The ensuing week, Ohio State lost 55-24 at Iowa, a happening widely presumed to have cost the Buckeyes a College Football Playoff berth.
While citing health and the presence of an “elite” coach on staff, he also fielded a question about whether the list of factors could include the troubled summer of 2018, when Meyer took coast-to-coast censure and a three-game suspension after an investigation of his handling of the employment and firing of assistant coach Zach Smith, a subject of domestic violence allegations stretching back to 2009.
“Sure,” Meyer said.
He expects to remain around Ohio State in some capacity, and Athletic Director Gene Smith said he hopes Meyer’s wife, Shelley, will remain an adjunct professor in the university’s School of Nursing. Meyer and Smith spoke repeatedly of their bond, with Smith saying, “What Urban has brought to Buckeye Nation by far exceeded expectations,” calling him “an elite coach” and “a brilliant leader of men” with “a command of football strategy second to none.”
“His presence has elevated Big Ten football,” Smith said.
“You rock it, brother,” Smith also said.
Smith said, “A hallmark of great leadership is to leave a program better than you found it,” and Meyer found it shortly after an upheaval early this decade that led to Jim Tressel’s departure as head coach and a 6-7 finish in 2011 under interim coach Luke Fickell. Meyer followed upon the 6-7 with a 12-0 in 2012, even while ineligible for the Big Ten title and for a bowl game after an NCAA investigation that caused the upheaval. From there, he went 12-2, 14-1, 12-1, 11-2, 12-2 and 9-1 this season after Day began it 3-0 as interim.
“This would be a tough day if we were a mess,” Meyer said. “This would be a really, really tough day.” He said the thought of discontinuing had crossed his mind as he exited the stadium on Nov. 24 after Ohio State’s startling 62-39 romp through Michigan, the nation’s No. 1 defense at the time. The presence of Day “made this decision not as difficult as I thought,” Meyer said, “because I know the infrastructure is going to be secure with Coach Marotti and the rest of the staff.”

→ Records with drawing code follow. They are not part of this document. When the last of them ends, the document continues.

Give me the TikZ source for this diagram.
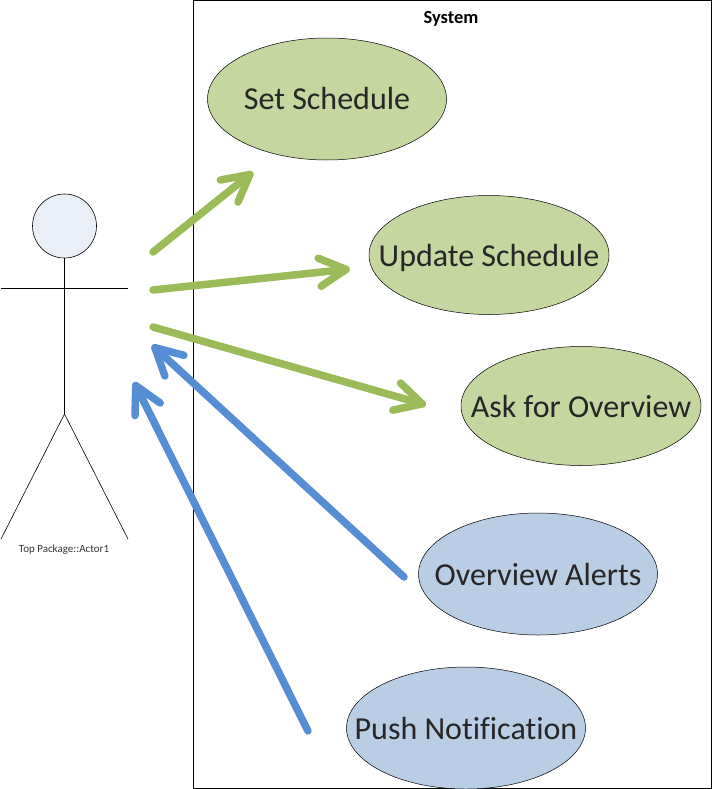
\documentclass[tikz,border=0pt]{standalone}
\usepackage{fontspec}
\setmainfont[Ligatures=CommonOff]{Carlito}
\usetikzlibrary{calc,shapes.geometric}
\definecolor{ugreen}{HTML}{C5D6A0}
\definecolor{ublue}{HTML}{B9CDE4}
\definecolor{agreen}{HTML}{9BBB59}
\definecolor{ablue}{HTML}{558ED5}
\definecolor{headc}{HTML}{E9EEF7}
\newcommand{\uclabel}[1]{\makebox[0pt]{\raisebox{-11pt}[0pt][0pt]{#1}}}
\newcommand{\fatarrow}[3]{%
  \coordinate (#1#2tip) at ($(#2)!4pt!(#1)$);
  \draw[#3] (#1) -- (#1#2tip);
  \draw[#3] ($(#1#2tip)!30pt!28:(#1)$) -- (#1#2tip) -- ($(#1#2tip)!30pt!-28:(#1)$);
}
\tikzset{
 px/.style={x=1pt,y=-1pt},
 usecase/.style={draw=black,line width=0.5pt,ellipse,text=black!85,font=\fontsize{32}{36}\selectfont,inner sep=0pt},
 gcase/.style={usecase,fill=ugreen},
 bcase/.style={usecase,fill=ublue},
 fat/.style={line width=7.5pt,line cap=round,line join=round},
 garr/.style={fat,draw=agreen},
 barr/.style={fat,draw=ablue},
 stick/.style={draw=black,line width=0.6pt}
}
\begin{document}
\begin{tikzpicture}[px]
\useasboundingbox (0,0) rectangle (712,789);
\node[draw=black,line width=0.7pt,minimum width=518pt,minimum height=788pt,anchor=north west,inner sep=0pt] (sys) at (192.5,0) {};
\node[font=\bfseries\fontsize{18.5}{20}\selectfont] (systitle) at (451,19) {System};
\node[gcase,minimum width=239pt,minimum height=122pt] (a) at (327,99) {\uclabel{Set Schedule}};
\node[gcase,minimum width=240pt,minimum height=119pt] (b) at (489,255) {\uclabel{Update Schedule}};
\node[gcase,minimum width=240pt,minimum height=119pt] (c) at (581,406) {\uclabel{Ask for Overview}};
\node[bcase,minimum width=239pt,minimum height=122pt] (d) at (538,574) {\uclabel{Overview Alerts}};
\node[bcase,minimum width=239pt,minimum height=122pt] (e) at (466,728) {\uclabel{Push Notification}};
\node[draw=black,fill=headc,line width=0.6pt,circle,minimum size=64pt,inner sep=0pt] (head) at (64.5,226) {};
\coordinate (hip) at (64.5,414);
\coordinate (armL) at (1,288);
\coordinate (armR) at (128,288);
\coordinate (footL) at (1,539);
\coordinate (footR) at (128,539);
\draw[stick] (head) -- (hip);
\draw[stick] (armL) -- (armR);
\draw[stick] (footL) -- (hip) -- (footR);
\node[font=\fontsize{11}{12}\selectfont,text=black!80] (actor) at (64,550) {Top Package::Actor1};
\coordinate (g1s) at (153,252); \coordinate (g1e) at (253,172);
\coordinate (g2s) at (153,290); \coordinate (g2e) at (350,269);
\coordinate (g3s) at (153,327); \coordinate (g3e) at (426,405);
\coordinate (b1s) at (404,577); \coordinate (b1e) at (152,345);
\coordinate (b2s) at (308,731); \coordinate (b2e) at (134,382);
\fatarrow{g1s}{g1e}{garr}
\fatarrow{g2s}{g2e}{garr}
\fatarrow{g3s}{g3e}{garr}
\fatarrow{b1s}{b1e}{barr}
\fatarrow{b2s}{b2e}{barr}
\end{tikzpicture}
\end{document}
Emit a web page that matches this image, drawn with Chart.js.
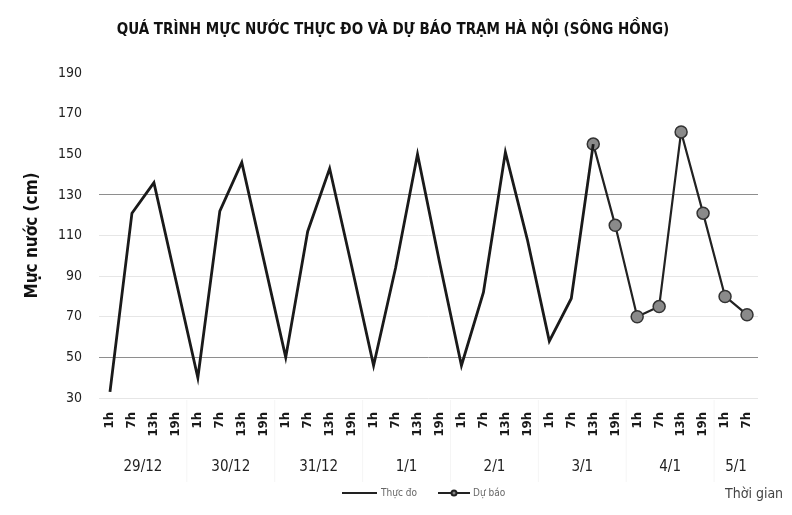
<!DOCTYPE html>
<html>
<head>
<meta charset="utf-8">
<script src="https://cdn.jsdelivr.net/npm/chart.js@4.4.1/dist/chart.umd.min.js"></script>
<style>
html,body{margin:0;padding:0;background:#fff;}
#wrap{width:792px;height:515px;}
</style>
</head>
<body>
<div id="wrap"><canvas id="c" width="792" height="515"></canvas></div>
<script>
const hours = ['1h','7h','13h','19h','1h','7h','13h','19h','1h','7h','13h','19h','1h','7h','13h','19h','1h','7h','13h','19h','1h','7h','13h','19h','1h','7h','13h','19h','1h','7h'];
const days = ['29/12','30/12','31/12','1/1','2/1','3/1','4/1','5/1'];
const measured = [33,121,136,88,40,122,146,98,50,112,143,95,46,94,150,97,46,82,151,108,58,79,155,null,null,null,null,null,null,null];
const forecast = [null,null,null,null,null,null,null,null,null,null,null,null,null,null,null,null,null,null,null,null,null,null,155,115,70,75,161,121,80,71];
const yTicks = [30,50,70,90,110,130,150,170,190];
const titleText = 'QUÁ TRÌNH MỰC NƯỚC THỰC ĐO VÀ DỰ BÁO TRẠM HÀ NỘI (SÔNG HỒNG)';
const yTitle = 'Mực nước (cm)';
const xTitle = 'Thời gian';
const legendNames = ['Thực đo','Dự báo'];

const FONT = "'DejaVu Sans Condensed','Noto Sans',sans-serif";

const extras = {
  id:'extras',
  afterDraw(chart){
    const ctx = chart.ctx;
    const xs = chart.scales.x;
    ctx.save();
    // title
    ctx.fillStyle = '#111';
    ctx.font = 'bold 15px ' + FONT;
    ctx.textAlign = 'center';
    ctx.textBaseline = 'middle';
    ctx.fillText(titleText, 393, 30);
    // day labels
    ctx.fillStyle = '#222';
    ctx.font = '15px ' + FONT;
    const n = hours.length;
    for (let g = 0; g < days.length; g++) {
      const s = g*4, e = Math.min(g*4+3, n-1);
      const cx = (xs.getPixelForValue(s) + xs.getPixelForValue(e)) / 2;
      ctx.fillText(days[g], cx, 467);
      if (g > 0) {
        const sx = (xs.getPixelForValue(s-1) + xs.getPixelForValue(s)) / 2;
        ctx.strokeStyle = 'rgba(0,0,0,0.045)';
        ctx.lineWidth = 1;
        ctx.beginPath(); ctx.moveTo(sx, 400); ctx.lineTo(sx, 482); ctx.stroke();
      }
    }
    // legend
    ctx.strokeStyle = '#222';
    ctx.lineWidth = 2;
    ctx.beginPath(); ctx.moveTo(342, 493); ctx.lineTo(377, 493); ctx.stroke();
    ctx.beginPath(); ctx.moveTo(438, 493); ctx.lineTo(470, 493); ctx.stroke();
    ctx.fillStyle = '#888';
    ctx.beginPath(); ctx.arc(454, 493, 2.5, 0, Math.PI*2); ctx.fill(); ctx.stroke();
    ctx.fillStyle = '#666';
    ctx.font = '10px ' + FONT;
    ctx.textAlign = 'left';
    ctx.fillText(legendNames[0], 381, 493);
    ctx.fillText(legendNames[1], 473, 493);
    // x title
    ctx.fillStyle = '#444';
    ctx.font = '14px ' + FONT;
    ctx.fillText(xTitle, 725, 494);
    ctx.restore();
  }
};

new Chart(document.getElementById('c'), {
  type:'line',
  data:{
    labels: hours,
    datasets:[
      {label:legendNames[0], data:measured, borderColor:'#1a1a1a', borderWidth:2.8, pointRadius:0, tension:0, spanGaps:false},
      {label:legendNames[1], data:forecast, borderColor:'#222', borderWidth:2.2, pointRadius:6, pointBackgroundColor:'#8a8a8a', pointBorderColor:'#333', pointBorderWidth:1.5, tension:0}
    ]
  },
  options:{
    responsive:false,
    animation:false,
    layout:{padding:{top:73,left:20,right:34,bottom:0}},
    plugins:{
      legend:{display:false},
      tooltip:{enabled:false},
      title:{display:false}
    },
    scales:{
      x:{
        offset:true,
        grid:{display:false},
        border:{display:false},
        ticks:{minRotation:90, maxRotation:90, autoSkip:false, padding:6, color:'#1a1a1a', font:{family:FONT, size:13, weight:'bold'}},
        afterFit(s){ s.height = 117; }
      },
      y:{
        min:30, max:190,
        afterBuildTicks(s){ s.ticks = yTicks.map(v=>({value:v})); },
        border:{display:false},
        grid:{drawTicks:false, color(c){ const v=c.tick.value; if(v===50||v===130) return '#8e8e8e'; if(v===30||v===70||v===90||v===110) return '#e6e6e6'; return 'rgba(0,0,0,0)'; }},
        ticks:{padding:17, color:'#222', font:{family:FONT, size:14}},
        title:{display:true, text:yTitle, color:'#111', font:{family:FONT, size:17, weight:'bold'}, padding:{top:2,bottom:4}},
        afterFit(s){ s.width = 79; }
      }
    }
  },
  plugins:[extras]
});
</script>
</body>
</html>
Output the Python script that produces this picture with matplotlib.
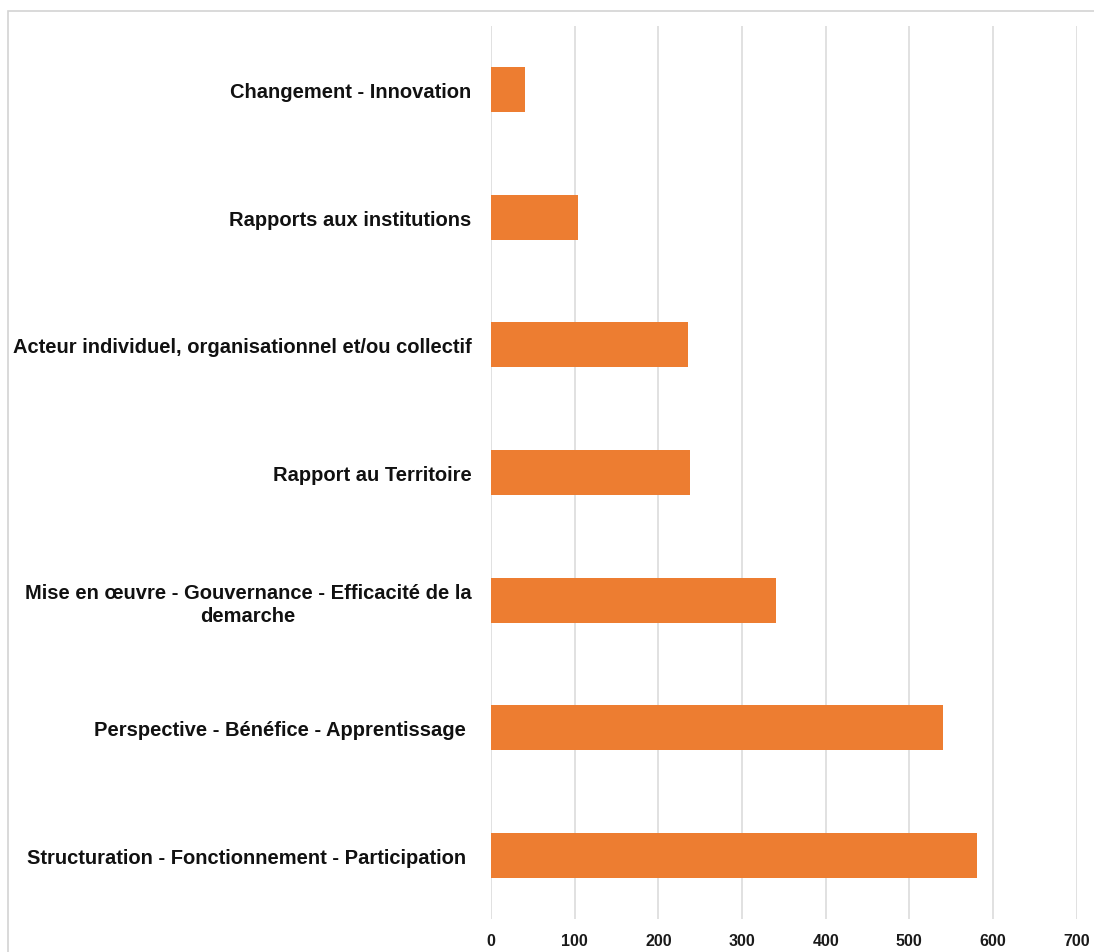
import matplotlib
matplotlib.use("Agg")
import matplotlib.pyplot as plt
from matplotlib.patches import Rectangle

# Categories listed top to bottom
categories = [
    "Changement - Innovation",
    "Rapports aux institutions",
    "Acteur individuel, organisationnel et/ou collectif",
    "Rapport au Territoire",
    "Mise en œuvre - Gouvernance - Efficacité de la\ndemarche",
    "Perspective - Bénéfice - Apprentissage ",
    "Structuration - Fonctionnement - Participation ",
]
counts = [41, 104, 236, 238, 341, 540, 581]
x_ticks = [0, 100, 200, 300, 400, 500, 600, 700]

BAR_COLOR = "#ED7D31"
GRID_COLOR = "#D9D9D9"

plt.rcParams["font.family"] = ["Liberation Sans", "DejaVu Sans"]

W, H = 1094, 953
fig = plt.figure(figsize=(W / 100, H / 100), dpi=100)
fig.patch.set_facecolor("white")

# Light frame around the chart area (top and left edges visible)
frame = Rectangle((7.5 / W, -0.1), 1.2, 1 - 11.5 / H + 0.1,
                  transform=fig.transFigure, fill=False,
                  edgecolor="#D3D3D3", linewidth=1.2)
fig.add_artist(frame)

ax = fig.add_axes([491 / W, 1 - 920 / H, (1076.7 - 491) / W, (920 - 27) / H])

positions = list(range(len(categories)))
ax.barh(positions, counts, height=0.353, color=BAR_COLOR, zorder=3)

ax.set_xlim(0, 700)
ax.set_ylim(len(categories) - 0.5, -0.5)
ax.set_xticks(x_ticks)
ax.set_xticklabels([str(t) for t in x_ticks], fontsize=11.5,
                   fontweight="bold", color="#1a1a1a")
ax.set_yticks(positions)
ax.set_yticklabels(categories, fontsize=14.5, fontweight="bold",
                   color="#111111", multialignment="center",
                   linespacing=1.25)

ax.tick_params(axis="x", length=0, pad=10)
ax.tick_params(axis="y", length=0, pad=14)

ax.grid(axis="x", color=GRID_COLOR, linewidth=1.1, zorder=0)
ax.grid(axis="y", visible=False)
for spine in ax.spines.values():
    spine.set_visible(False)

fig.savefig("out.png", dpi=100, facecolor="white")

That referenced Mickey Marotti, the revered strength coach who also worked with Meyer at Florida. “It’s rare,” Smith said, “that you have the opportunity to create a succession plan where you have the right guy in place.” He said he and Meyer “recognized the talent that Ryan Day had, early,” as Day joined the line that includes past coaches Paul Brown, Woody Hayes, Earle Bruce, John Cooper, Tressel and Meyer.
Day, born and raised in Manchester, New Hampshire, recalled watching Ohio State-Michigan games from his “grandfather’s couch.” He had turned down the head-coaching job at Mississippi last January, an inkling that Ohio State might have been prepping him for something larger and louder. While Day becomes the first coach since 1946 to make Ohio State his first head-coaching job, Meyer said, “I wasn’t knee-deep in it [already], like he was,” when Meyer took over at Bowling Green at age 36 in December 2000.
On Sept. 1, 2001, Meyer began with a game at Missouri, where the Bowling Green University president addressed the team, thanked it for representing the school and said that mattered more than the scoreboard. The president departed the room, whereupon Meyer emphasized that the scoreboard did matter.
Bowling Green upset Missouri, 20-13.